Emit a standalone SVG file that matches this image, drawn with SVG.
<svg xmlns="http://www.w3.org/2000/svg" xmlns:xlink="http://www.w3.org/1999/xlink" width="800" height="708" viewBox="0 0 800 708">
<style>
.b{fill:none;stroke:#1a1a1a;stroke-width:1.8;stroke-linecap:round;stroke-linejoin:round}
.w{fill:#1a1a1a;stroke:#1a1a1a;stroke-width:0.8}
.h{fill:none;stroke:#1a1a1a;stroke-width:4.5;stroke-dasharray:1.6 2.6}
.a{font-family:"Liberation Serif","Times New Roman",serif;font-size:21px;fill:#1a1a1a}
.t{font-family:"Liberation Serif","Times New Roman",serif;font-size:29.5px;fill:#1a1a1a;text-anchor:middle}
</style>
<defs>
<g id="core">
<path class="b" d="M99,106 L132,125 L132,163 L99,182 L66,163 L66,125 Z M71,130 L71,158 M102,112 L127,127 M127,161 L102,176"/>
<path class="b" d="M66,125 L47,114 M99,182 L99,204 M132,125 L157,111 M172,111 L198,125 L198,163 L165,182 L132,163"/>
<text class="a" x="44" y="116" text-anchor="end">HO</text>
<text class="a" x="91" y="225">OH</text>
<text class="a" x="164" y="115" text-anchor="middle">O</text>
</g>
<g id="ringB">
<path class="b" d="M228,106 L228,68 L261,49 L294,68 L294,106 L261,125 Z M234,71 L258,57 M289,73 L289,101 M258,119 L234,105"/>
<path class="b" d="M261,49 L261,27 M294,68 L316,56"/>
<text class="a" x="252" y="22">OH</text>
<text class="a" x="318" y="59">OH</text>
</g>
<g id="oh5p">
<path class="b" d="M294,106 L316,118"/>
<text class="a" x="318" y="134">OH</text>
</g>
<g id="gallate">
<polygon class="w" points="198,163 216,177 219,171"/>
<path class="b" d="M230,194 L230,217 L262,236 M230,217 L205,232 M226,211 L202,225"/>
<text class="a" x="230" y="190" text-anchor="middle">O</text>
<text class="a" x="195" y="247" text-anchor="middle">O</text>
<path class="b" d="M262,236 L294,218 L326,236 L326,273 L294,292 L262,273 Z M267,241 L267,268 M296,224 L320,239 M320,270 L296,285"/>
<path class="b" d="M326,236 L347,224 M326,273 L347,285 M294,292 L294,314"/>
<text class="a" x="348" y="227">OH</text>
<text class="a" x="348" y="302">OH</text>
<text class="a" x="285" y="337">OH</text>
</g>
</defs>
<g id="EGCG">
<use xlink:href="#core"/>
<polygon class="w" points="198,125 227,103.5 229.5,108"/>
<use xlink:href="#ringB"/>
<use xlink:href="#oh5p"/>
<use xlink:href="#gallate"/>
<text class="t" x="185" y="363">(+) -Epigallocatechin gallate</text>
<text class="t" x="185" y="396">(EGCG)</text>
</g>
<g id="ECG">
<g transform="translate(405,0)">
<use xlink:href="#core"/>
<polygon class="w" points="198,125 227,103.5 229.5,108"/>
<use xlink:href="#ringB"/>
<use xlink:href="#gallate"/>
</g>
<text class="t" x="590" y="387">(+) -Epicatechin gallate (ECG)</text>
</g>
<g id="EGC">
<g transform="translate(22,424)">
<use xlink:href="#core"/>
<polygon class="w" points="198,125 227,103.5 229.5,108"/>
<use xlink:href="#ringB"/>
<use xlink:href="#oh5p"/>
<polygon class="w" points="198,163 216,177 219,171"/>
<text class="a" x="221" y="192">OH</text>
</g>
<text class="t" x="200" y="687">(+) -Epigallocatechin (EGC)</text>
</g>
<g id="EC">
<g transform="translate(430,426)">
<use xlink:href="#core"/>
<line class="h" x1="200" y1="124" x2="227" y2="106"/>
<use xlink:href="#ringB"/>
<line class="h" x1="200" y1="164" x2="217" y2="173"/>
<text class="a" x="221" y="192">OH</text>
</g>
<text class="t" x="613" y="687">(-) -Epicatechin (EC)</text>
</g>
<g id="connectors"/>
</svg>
==
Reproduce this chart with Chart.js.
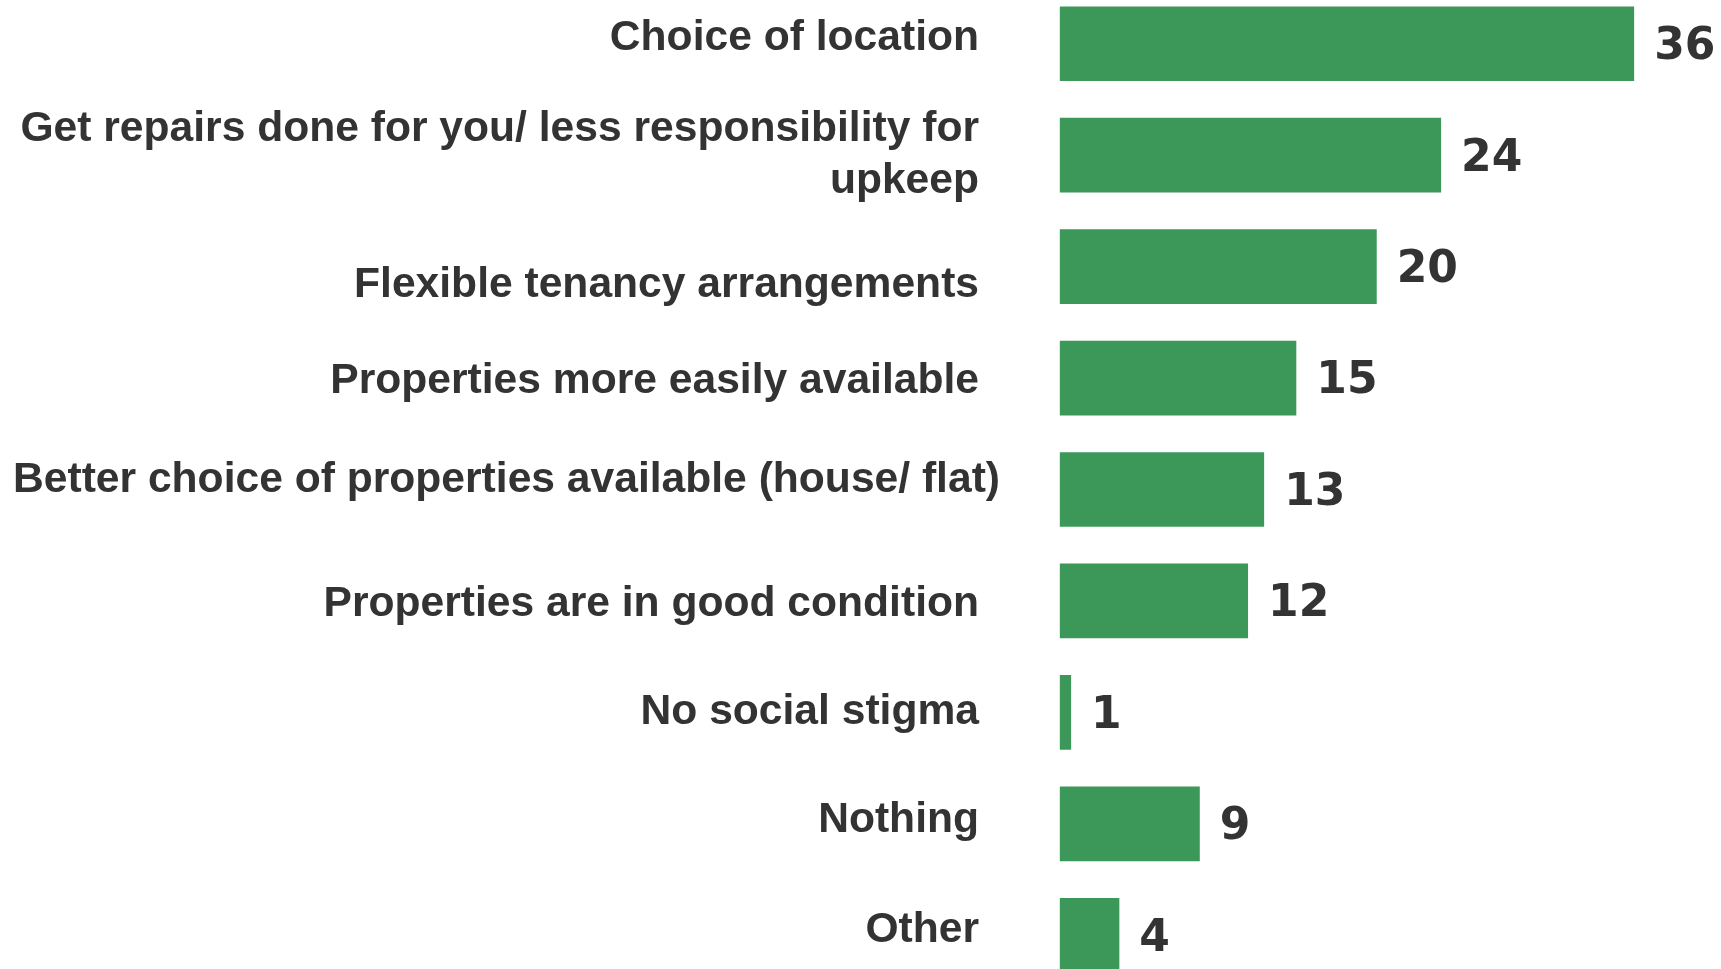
==
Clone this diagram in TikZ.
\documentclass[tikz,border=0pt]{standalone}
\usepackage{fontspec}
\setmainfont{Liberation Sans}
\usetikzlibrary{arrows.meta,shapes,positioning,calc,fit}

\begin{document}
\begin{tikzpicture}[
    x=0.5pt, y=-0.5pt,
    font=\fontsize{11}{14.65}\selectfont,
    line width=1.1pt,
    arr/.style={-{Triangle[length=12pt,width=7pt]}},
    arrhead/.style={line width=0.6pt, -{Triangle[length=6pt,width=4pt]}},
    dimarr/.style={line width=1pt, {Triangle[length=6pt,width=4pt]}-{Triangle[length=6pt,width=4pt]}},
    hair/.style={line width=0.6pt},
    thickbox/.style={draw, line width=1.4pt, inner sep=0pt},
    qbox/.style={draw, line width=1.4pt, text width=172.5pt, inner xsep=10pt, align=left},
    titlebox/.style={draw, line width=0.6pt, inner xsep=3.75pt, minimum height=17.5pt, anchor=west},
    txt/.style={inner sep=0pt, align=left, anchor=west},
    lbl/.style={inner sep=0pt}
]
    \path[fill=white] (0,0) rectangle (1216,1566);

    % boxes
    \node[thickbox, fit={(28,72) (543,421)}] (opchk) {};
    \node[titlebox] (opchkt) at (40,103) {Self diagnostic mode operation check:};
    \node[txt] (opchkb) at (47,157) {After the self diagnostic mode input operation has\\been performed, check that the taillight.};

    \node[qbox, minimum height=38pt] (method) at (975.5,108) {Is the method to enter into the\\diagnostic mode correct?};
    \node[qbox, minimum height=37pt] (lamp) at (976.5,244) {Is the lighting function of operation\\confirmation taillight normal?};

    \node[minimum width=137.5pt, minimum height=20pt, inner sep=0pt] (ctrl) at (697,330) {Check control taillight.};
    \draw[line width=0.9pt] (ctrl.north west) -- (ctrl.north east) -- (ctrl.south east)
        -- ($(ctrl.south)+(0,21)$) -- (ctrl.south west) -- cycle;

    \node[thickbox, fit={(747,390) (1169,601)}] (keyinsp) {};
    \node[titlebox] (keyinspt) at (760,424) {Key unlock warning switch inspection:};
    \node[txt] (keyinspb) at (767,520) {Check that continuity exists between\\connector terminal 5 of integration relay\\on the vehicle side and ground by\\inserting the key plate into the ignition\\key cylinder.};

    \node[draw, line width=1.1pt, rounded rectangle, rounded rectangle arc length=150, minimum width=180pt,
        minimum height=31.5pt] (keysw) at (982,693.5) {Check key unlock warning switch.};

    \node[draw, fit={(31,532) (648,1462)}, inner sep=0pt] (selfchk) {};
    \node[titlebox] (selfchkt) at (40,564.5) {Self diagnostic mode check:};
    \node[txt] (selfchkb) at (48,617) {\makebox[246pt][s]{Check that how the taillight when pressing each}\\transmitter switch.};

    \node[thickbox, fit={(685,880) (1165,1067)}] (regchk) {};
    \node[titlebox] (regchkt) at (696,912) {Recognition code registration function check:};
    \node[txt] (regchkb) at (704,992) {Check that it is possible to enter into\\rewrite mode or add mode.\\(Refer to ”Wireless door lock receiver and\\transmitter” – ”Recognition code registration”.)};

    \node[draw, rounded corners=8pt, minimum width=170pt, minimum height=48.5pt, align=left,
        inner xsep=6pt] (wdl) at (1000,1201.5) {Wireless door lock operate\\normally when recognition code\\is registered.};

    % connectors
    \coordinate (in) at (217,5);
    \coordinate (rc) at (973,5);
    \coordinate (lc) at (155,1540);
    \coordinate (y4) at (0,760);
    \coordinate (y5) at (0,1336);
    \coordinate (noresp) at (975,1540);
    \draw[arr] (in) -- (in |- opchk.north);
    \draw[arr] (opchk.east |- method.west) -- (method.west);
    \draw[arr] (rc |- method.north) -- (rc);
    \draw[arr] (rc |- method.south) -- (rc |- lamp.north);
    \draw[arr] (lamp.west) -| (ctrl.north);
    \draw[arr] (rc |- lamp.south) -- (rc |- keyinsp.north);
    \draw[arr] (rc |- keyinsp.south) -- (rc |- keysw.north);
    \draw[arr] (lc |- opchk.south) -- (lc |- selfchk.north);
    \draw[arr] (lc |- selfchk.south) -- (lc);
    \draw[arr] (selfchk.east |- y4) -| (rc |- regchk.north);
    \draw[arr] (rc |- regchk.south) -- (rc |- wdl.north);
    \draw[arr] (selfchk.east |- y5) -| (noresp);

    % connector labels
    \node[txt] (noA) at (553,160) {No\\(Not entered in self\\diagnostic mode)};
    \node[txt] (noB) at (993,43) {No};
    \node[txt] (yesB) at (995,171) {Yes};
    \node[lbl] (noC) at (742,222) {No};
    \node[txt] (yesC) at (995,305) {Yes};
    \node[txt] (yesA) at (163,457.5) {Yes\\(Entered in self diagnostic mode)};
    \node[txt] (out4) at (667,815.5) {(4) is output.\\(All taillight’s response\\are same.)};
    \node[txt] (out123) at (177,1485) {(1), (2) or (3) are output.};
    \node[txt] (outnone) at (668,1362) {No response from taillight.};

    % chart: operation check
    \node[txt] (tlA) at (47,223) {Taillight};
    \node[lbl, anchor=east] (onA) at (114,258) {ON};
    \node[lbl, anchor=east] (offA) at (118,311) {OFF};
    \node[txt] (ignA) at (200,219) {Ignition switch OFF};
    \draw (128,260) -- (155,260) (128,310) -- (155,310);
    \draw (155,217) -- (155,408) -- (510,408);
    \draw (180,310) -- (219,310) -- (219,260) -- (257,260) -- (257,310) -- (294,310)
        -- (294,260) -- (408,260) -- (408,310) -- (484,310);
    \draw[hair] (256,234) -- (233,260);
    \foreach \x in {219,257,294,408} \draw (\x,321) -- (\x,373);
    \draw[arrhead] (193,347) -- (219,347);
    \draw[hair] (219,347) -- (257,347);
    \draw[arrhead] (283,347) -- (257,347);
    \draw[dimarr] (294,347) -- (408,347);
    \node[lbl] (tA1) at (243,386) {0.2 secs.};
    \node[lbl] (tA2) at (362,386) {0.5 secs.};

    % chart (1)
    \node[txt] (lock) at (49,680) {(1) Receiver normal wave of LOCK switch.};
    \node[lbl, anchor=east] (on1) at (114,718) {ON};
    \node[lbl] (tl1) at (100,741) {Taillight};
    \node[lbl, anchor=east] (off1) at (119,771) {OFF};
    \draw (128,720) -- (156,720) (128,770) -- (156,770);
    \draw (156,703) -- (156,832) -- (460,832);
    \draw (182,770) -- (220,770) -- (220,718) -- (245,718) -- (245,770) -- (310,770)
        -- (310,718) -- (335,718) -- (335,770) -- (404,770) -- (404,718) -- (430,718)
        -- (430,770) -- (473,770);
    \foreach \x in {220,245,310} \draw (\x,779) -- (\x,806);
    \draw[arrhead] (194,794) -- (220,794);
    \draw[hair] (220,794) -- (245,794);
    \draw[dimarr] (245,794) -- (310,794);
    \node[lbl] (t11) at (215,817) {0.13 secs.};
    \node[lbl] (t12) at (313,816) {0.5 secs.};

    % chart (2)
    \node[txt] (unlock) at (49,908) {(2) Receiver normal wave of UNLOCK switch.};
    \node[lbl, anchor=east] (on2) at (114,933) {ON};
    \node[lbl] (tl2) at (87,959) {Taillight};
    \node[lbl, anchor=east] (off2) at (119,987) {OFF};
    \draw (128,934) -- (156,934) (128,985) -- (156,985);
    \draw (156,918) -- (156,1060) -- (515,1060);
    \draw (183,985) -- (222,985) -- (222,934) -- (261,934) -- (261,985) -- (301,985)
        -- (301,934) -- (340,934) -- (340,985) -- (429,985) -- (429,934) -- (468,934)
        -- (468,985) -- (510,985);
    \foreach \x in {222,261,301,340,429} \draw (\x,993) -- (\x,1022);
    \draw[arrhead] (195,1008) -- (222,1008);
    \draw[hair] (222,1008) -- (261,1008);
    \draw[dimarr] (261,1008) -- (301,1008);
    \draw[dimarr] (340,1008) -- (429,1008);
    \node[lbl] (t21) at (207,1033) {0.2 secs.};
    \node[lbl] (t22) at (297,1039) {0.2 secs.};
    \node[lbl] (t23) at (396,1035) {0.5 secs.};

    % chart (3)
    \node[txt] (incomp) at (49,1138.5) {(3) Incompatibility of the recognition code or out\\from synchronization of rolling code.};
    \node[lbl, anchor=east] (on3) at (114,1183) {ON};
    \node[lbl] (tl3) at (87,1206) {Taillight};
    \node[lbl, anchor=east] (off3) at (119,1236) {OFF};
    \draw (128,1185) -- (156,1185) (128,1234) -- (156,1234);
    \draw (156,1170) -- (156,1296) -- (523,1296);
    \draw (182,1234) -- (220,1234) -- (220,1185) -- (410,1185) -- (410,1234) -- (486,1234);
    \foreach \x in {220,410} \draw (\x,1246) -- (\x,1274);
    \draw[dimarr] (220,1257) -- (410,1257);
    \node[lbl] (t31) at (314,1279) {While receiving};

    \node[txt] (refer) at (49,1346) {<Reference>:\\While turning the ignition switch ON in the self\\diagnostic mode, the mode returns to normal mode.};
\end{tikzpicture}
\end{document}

* [JOB]: Exactly the lines from the one holding "Clone this diagram in TikZ." through the one holding "minimum height=31.5pt] (keysw)" should be printed, ends included.

* [WRITTEN RESPONSE]:
Clone this diagram in TikZ.
\documentclass[tikz,border=0pt]{standalone}
\usepackage{fontspec}
\setmainfont{Liberation Sans}
\usetikzlibrary{arrows.meta,shapes,positioning,calc,fit}

\begin{document}
\begin{tikzpicture}[
    x=0.5pt, y=-0.5pt,
    font=\fontsize{11}{14.65}\selectfont,
    line width=1.1pt,
    arr/.style={-{Triangle[length=12pt,width=7pt]}},
    arrhead/.style={line width=0.6pt, -{Triangle[length=6pt,width=4pt]}},
    dimarr/.style={line width=1pt, {Triangle[length=6pt,width=4pt]}-{Triangle[length=6pt,width=4pt]}},
    hair/.style={line width=0.6pt},
    thickbox/.style={draw, line width=1.4pt, inner sep=0pt},
    qbox/.style={draw, line width=1.4pt, text width=172.5pt, inner xsep=10pt, align=left},
    titlebox/.style={draw, line width=0.6pt, inner xsep=3.75pt, minimum height=17.5pt, anchor=west},
    txt/.style={inner sep=0pt, align=left, anchor=west},
    lbl/.style={inner sep=0pt}
]
    \path[fill=white] (0,0) rectangle (1216,1566);

    % boxes
    \node[thickbox, fit={(28,72) (543,421)}] (opchk) {};
    \node[titlebox] (opchkt) at (40,103) {Self diagnostic mode operation check:};
    \node[txt] (opchkb) at (47,157) {After the self diagnostic mode input operation has\\been performed, check that the taillight.};

    \node[qbox, minimum height=38pt] (method) at (975.5,108) {Is the method to enter into the\\diagnostic mode correct?};
    \node[qbox, minimum height=37pt] (lamp) at (976.5,244) {Is the lighting function of operation\\confirmation taillight normal?};

    \node[minimum width=137.5pt, minimum height=20pt, inner sep=0pt] (ctrl) at (697,330) {Check control taillight.};
    \draw[line width=0.9pt] (ctrl.north west) -- (ctrl.north east) -- (ctrl.south east)
        -- ($(ctrl.south)+(0,21)$) -- (ctrl.south west) -- cycle;

    \node[thickbox, fit={(747,390) (1169,601)}] (keyinsp) {};
    \node[titlebox] (keyinspt) at (760,424) {Key unlock warning switch inspection:};
    \node[txt] (keyinspb) at (767,520) {Check that continuity exists between\\connector terminal 5 of integration relay\\on the vehicle side and ground by\\inserting the key plate into the ignition\\key cylinder.};

    \node[draw, line width=1.1pt, rounded rectangle, rounded rectangle arc length=150, minimum width=180pt,
        minimum height=31.5pt] (keysw) at (982,693.5) {Check key unlock warning switch.};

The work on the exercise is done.